Run Time: 2 hours 10 minutes
Stars: Daniel Craig, Jamie Lee Curtis, Michael Shannon, Don Johnson, Toni Collette, Christopher Plummer
Writer/Director: Rian Johnson
Yes, Knives Out is the cinematic equivalent of comfort food: a classic murder-in-a-locked-room whodunit complete with an eccentric detective (Daniel Craig), who grills a galaxy of all-star suspects, each more obviously guilty than the last.
And yes, he even calls a final drawing room assembly so the motley crew — including Jamie Lee Curtis, Toni Collette, Michael Shannon and Don Johnson — can sweat it out right up to the moment of the final triumphant reveal.
And it's all those comfortable-as-an-old-shoe elements that conspire to make Knives Out as much fun as you'll have at the movies this year. There's a reason people still buy Agatha Christie's Miss Marple books: in the hands of a master, the mystery genre is as irresistible as it is repetitive. And with Knives Out, writer/director Rian Johnson (Looper, The Last Jedi) proves he's got the soft hands and tight grip necessary to pull it off.
Of courses, it helps that he's assembled a dream cast from top to bottom, beginning with Daniel Craig as the detective charged with getting to the bottom of a seemingly impossible crime: A world-famous mystery writer (Christopher Plummer) has been found with his throat slashed in his locked attic bedroom. The heirs gather — each of them with reason to believe they've been written out of the Old Man's will.
Crashing the party is detective Benoit Blanc, whose name conjurs up images of Hercule Poirot but whose Southern accent sounds more like Sheriff Andy of Mayberry. Continuing his Southern sojourn that began in Logan Lucky — in which he played a good ol’ boy named Jim Bang — Craig here drawls through his last NASCAR pit stop before returning to the role of 007.

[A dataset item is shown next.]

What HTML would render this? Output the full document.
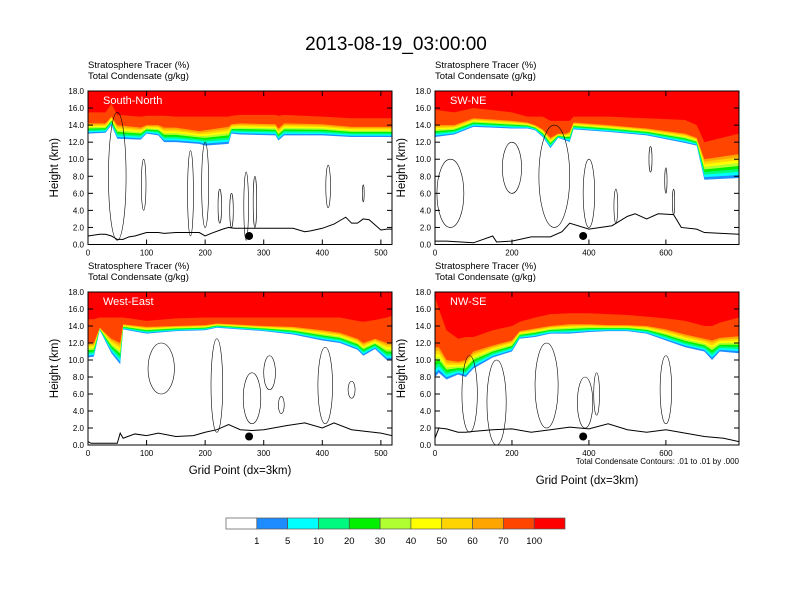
<!DOCTYPE html>
<html><head><meta charset="utf-8"><style>
body{margin:0;background:#fff}
svg{display:block;font-family:"Liberation Sans",sans-serif}
</style></head><body>
<svg id="c" width="792" height="612" viewBox="0 0 792 612"></svg>
<script>
const bandColors=["#1e8cff","#00ffff","#00fa80","#00f000","#b0ff30","#ffff00","#ffd400","#ffa500","#ff4500","#ff0000"];
const cbLabels=["1","5","10","20","30","40","50","60","70","100"];
const cbColors=["#ffffff","#1e8cff","#00ffff","#00fa80","#00f000","#b0ff30","#ffff00","#ffd400","#ffa500","#ff4500","#ff0000"];
// panel data
const tlX=[0,30,40,50,90,100,120,130,150,190,200,240,245,260,320,325,335,400,450,519];
const tlBase=[13,13.1,14,12.4,12.3,13,12.8,12,12,11.8,11.6,11.8,13,12.9,12.8,12.2,12.8,12.8,12.6,12.6];
const tlOr=[14.2,14.2,15,14,13.7,14,14,13.7,13.7,13.3,13.4,13.8,14.1,14.2,14.1,13.6,14.2,14.1,13.8,13.8];
const tlRed=[15.5,15.5,16.5,15.2,15,15.1,15.1,15.1,15,15,15,15,15.1,15.2,15.2,15.1,15.2,15,14.8,14.8];
const tlTX=[0,20,30,40,50,60,70,80,90,100,120,130,150,180,190,200,210,230,240,250,300,350,370,380,400,420,430,440,450,460,470,480,490,500,510,519];
const tlTH=[1,1.2,1.2,1,0.6,0.6,0.9,1,1.2,1.4,1.4,1.3,1.4,1.4,1.4,1.0,1.3,1.8,2,1.9,1.9,1.9,1.5,1.6,1.9,2.4,2.8,3.2,2.5,2.5,3,2.9,2.3,1.7,1.8,1.8];
const tlC=[[50,8,30,15],[95,7,8,6],[175,6,10,10],[200,7,12,10],[225,4.5,6,4],[245,4,6,4],[270,4.5,8,8],[285,5,6,6],[410,6.8,8,5],[470,6,3,2]];
const trX=[0,50,100,200,240,260,280,300,320,340,350,360,450,550,650,680,700,790];
const trBase=[12.6,12.9,13.8,13.6,13.6,13.4,12.6,11.3,12.5,12.2,12,13.5,13.2,12.8,11.9,11.6,7.6,7.8];
const trOr=[14,14,14.8,14.5,14.3,14,13.5,12.5,13,13,13.2,14.3,14,13.6,13,12.5,10,10.6];
const trRed=[15.8,15.5,16,15.5,15,15,15,14.5,14.5,14.5,14.5,15,15,14.8,14.6,14,12,13];
const trTX=[0,30,100,150,160,200,250,300,330,340,350,400,460,500,520,550,580,620,640,680,700,790];
const trTH=[0.4,0.4,0.2,1,0.3,0.4,0.9,0.9,1.5,2,2.5,1.8,2.2,3.3,3.6,3,3.6,3.5,2,1.8,1.4,1.2];
const trC=[[40,6,70,8],[200,9,50,6],[310,8,80,12],[400,6,30,8],[470,4.5,10,4],[560,10,8,3],[600,7.5,6,3],[620,5,6,3]];
const blX=[0,10,20,40,55,60,100,150,200,220,300,350,400,430,460,470,490,510,519];
const blBase=[10.3,10.4,13.5,10.8,9.5,13.6,13.1,13.4,13.5,13.8,13.4,13,12.3,12,11.2,10.5,11.3,10,10];
const blOr=[12,12,13.8,12.5,12,14.2,13.9,14,14.1,14.3,14,13.9,13.5,13.2,12.5,12,12.5,12,12];
const blRed=[14.8,14.8,15,15,15,15,14.6,14.9,15,15,15,15,15,15,14.6,14.5,14.7,15,15.2];
const blTX=[0,5,50,55,60,80,100,120,150,180,200,220,240,260,280,300,340,370,400,420,450,500,519];
const blTH=[0.4,0.2,0.2,1.4,0.8,1.3,1.1,1.4,1,1.1,1.5,1.8,2.4,1.8,1.7,1.8,2.3,2.6,2,2.6,1.8,1.4,1.1];
const blC=[[125,9,45,6],[220,7,20,11],[280,5.5,30,6],[310,8.5,20,4],[330,4.7,10,2],[405,7,25,9],[450,6.5,12,2]];
const brX=[0,10,30,60,80,100,150,200,220,260,300,350,400,450,500,550,600,650,700,720,740,790];
const brBase=[8,8.5,7.7,8.3,8,9,10.3,11,12.5,12.7,13.1,13.1,13.3,13.4,13.4,13.1,12.3,11.5,11,10,11,10.8];
const brOr=[11.5,11.5,10,9.8,10,11,11.7,12.3,13.4,13.7,14,14.2,14.2,14.1,14.1,14,13.6,13,12.5,12.3,12.6,12.8];
const brRed=[17.5,16,13.5,12.5,12.7,12.7,13.5,14,14.5,15,15.4,15.5,15.5,15.4,15.3,15.1,14.9,14.6,14,14,14.4,15];
const brTX=[0,10,30,60,80,100,150,200,250,300,350,400,450,500,550,600,650,700,750,790];
const brTH=[0.8,2,1.9,1.5,1.5,1.6,1.8,1.9,1.5,1.8,2.1,1.9,2.5,1.8,1.5,1.8,1.4,1.0,0.8,0.4];
const brC=[[90,6,40,9],[160,5,50,10],[290,7,60,10],[390,5,40,6],[420,6,15,5],[600,6.5,30,8]];
const yTicks=[0,2,4,6,8,10,12,14,16,18];

const svg=document.getElementById('c');const NS="http://www.w3.org/2000/svg";
function mk(t,a,p,txt){const e=document.createElementNS(NS,t);for(const k in a)e.setAttribute(k,a[k]);if(txt!==undefined)e.textContent=txt;(p||svg).appendChild(e);return e;}

function panel(o){
 const g=mk('g',{});
 
 
 const sx=v=>o.x0+(v/o.xmax)*(o.x1-o.x0), sy=h=>o.y1-(h/18)*(o.y1-o.y0);
 const cp='cp'+o.id;const d=mk('clipPath',{id:cp},g);mk('rect',{x:o.x0,y:o.y0,width:o.x1-o.x0,height:o.y1-o.y0},d);
 const bg=mk('g',{'clip-path':`url(#${cp})`},g);
 function lev(i,k){ if(k<=8)return o.base[i]+(o.or[i]-o.base[i])*k/8; return o.red[i];}
 for(let k=0;k<=9;k++){
  let pts=o.xs.map((x,i)=>`${sx(x)},${sy(lev(i,k))}`);
  const p=mk('polygon',{points:`${sx(0)},${o.y0} ${pts.join(' ')} ${sx(o.xmax)},${o.y0}`,fill:bandColors[k]},bg);
  
  
 }
 o.cont.forEach(c=>{const e=mk('ellipse',{cx:sx(c[0]),cy:sy(c[1]),rx:(c[2]/2)/o.xmax*(o.x1-o.x0),ry:c[3]/2/18*(o.y1-o.y0),fill:'none',stroke:'#000','stroke-width':0.6},bg);
  
  });
 let tp='';o.tx.forEach((x,i)=>{tp+=(i?' L':'M')+sx(x)+','+sy(o.th[i]);});
 const t=mk('path',{d:tp,fill:'none',stroke:'#000','stroke-width':1},bg);
 
 
 const dot=mk('circle',{cx:sx(o.dot),cy:sy(1),r:4,fill:'#000'},bg);
 
 
 mk('rect',{x:o.x0,y:o.y0,width:o.x1-o.x0,height:o.y1-o.y0,fill:'none',stroke:'#000','stroke-width':1},g);
 yTicks.forEach(v=>{const y=sy(v);mk('line',{x1:o.x0,x2:o.x0+5,y1:y,y2:y,stroke:'#000'},g);mk('line',{x1:o.x1,x2:o.x1-5,y1:y,y2:y,stroke:'#000'},g);
  const l=mk('text',{x:o.x0-4,y:y+3,'font-size':8,'text-anchor':'end'},g,v.toFixed(1));});
 o.xt.forEach(v=>{const x=sx(v);mk('line',{x1:x,x2:x,y1:o.y1,y2:o.y1-5,stroke:'#000'},g);mk('line',{x1:x,x2:x,y1:o.y0,y2:o.y0+5,stroke:'#000'},g);
  const l=mk('text',{x:x,y:o.y1+11,'font-size':8,'text-anchor':'middle'},g,v);});
 const yt=mk('text',{x:0,y:0,'font-size':11.5,'text-anchor':'middle',transform:`translate(${o.x0-30},${(o.y0+o.y1)/2}) rotate(-90)`},g,'Height (km)');
 
 const s1=mk('text',{x:o.x0,y:o.y0-23,'font-size':9.5},g,'Stratosphere Tracer   (%)');
 
 const s2=mk('text',{x:o.x0,y:o.y0-12,'font-size':9.5},g,'Total Condensate   (g/kg)');
 
 const lb=mk('text',{x:o.x0+15,y:o.y0+13,'font-size':11,fill:'#fff'},g,o.label);
 
 return g;
}
panel({id:1,name:'panel-south-north',label:'South-North',x0:88,x1:392,y0:91,y1:244.5,xmax:519,xt:[0,100,200,300,400,500],xs:tlX,base:tlBase,or:tlOr,red:tlRed,tx:tlTX,th:tlTH,cont:tlC,dot:275});
panel({id:2,name:'panel-sw-ne',label:'SW-NE',x0:435,x1:739,y0:91,y1:244.5,xmax:790,xt:[0,200,400,600],xs:trX,base:trBase,or:trOr,red:trRed,tx:trTX,th:trTH,cont:trC,dot:385});
panel({id:3,name:'panel-west-east',label:'West-East',x0:88,x1:392,y0:292,y1:445,xmax:519,xt:[0,100,200,300,400,500],xs:blX,base:blBase,or:blOr,red:blRed,tx:blTX,th:blTH,cont:blC,dot:275});
panel({id:4,name:'panel-nw-se',label:'NW-SE',x0:435,x1:739,y0:292,y1:445,xmax:790,xt:[0,200,400,600],xs:brX,base:brBase,or:brOr,red:brRed,tx:brTX,th:brTH,cont:brC,dot:385});
let e=mk('text',{x:396,y:50,'font-size':19,'text-anchor':'middle'},svg,'2013-08-19_03:00:00');

e=mk('text',{x:240,y:474,'font-size':11.5,'text-anchor':'middle'},svg,'Grid Point (dx=3km)');

e=mk('text',{x:587,y:484,'font-size':11.5,'text-anchor':'middle'},svg,'Grid Point (dx=3km)');

e=mk('text',{x:739,y:464,'font-size':8,'text-anchor':'end'},svg,'Total Condensate Contours: .01 to .01 by .000');

document.querySelectorAll('text').forEach(t=>t.setAttribute('xml:space','preserve'));
const cb=mk('g',{});
const cx0=226,cw=(565-226)/cbColors.length;
cbColors.forEach((c,i)=>{const r=mk('rect',{x:cx0+i*cw,y:518,width:cw,height:11,fill:c,stroke:'#555','stroke-width':0.7},cb);
 });
cbLabels.forEach((l,i)=>{const t=mk('text',{x:cx0+(i+1)*cw,y:544,'font-size':9.5,'text-anchor':'middle'},cb,l);
 });
</script>
</body></html>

The resolution of Knives Out at times seems a long time coming, and it isn’t quite the out-of-left-field surprise you might have hoped for. Still, writer/director Rian Johnson keeps his audience sufficiently off-balance to make things interesting. Christopher Plummer — dashing, funny, and ageless — is positively delightful as the film’s victim/provocateur.